Markov Decision Processes (MDPs) are a classical framework for
stochastic sequential decision problems, based on an enumerated state
space representation. More compact and structured representations have
been proposed: factorization techniques use state variables
representations, while decomposition techniques are based on a
partition of the state space into sub-regions and take advantage of
the resulting structure of the state transition graph. We use a family
of probabilistic exploration-like planning problems in order to study
the influence of the modeling structure on the MDP solution.
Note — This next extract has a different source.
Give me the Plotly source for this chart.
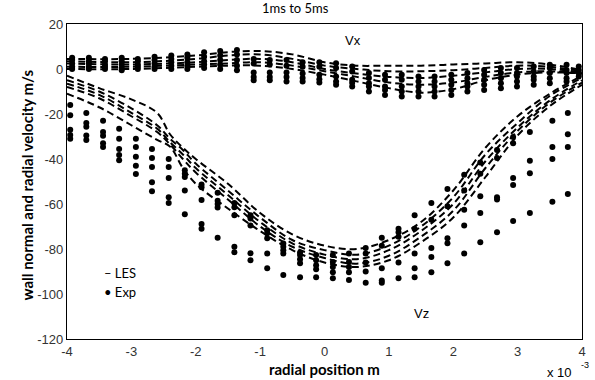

We first
discuss the advantages and drawbacks of a graph based representation
of the state space, then present our comparisons of two decomposition
techniques, and propose to use a global approach combining both state
space factorization and decomposition techniques. On the exploration
problem instance, it is proposed to take advantage of the natural
topological structure of the navigation space, which is partitioned
into regions. A number of local policies are optimized within each
region, that become the macro-actions of the global abstract MDP
resulting from the decomposition. The regions are the corresponding
macro-states in the abstract MDP. The global abstract MDP is obtained
in a factored form, combining all the initial MDP state variables and
one macro-state “region” variable standing for the different possible
macro-states corresponding to the regions. Further research is
presently conducted on efficient solution algorithms implementing the
same hybrid approach for tackling large size MDPs.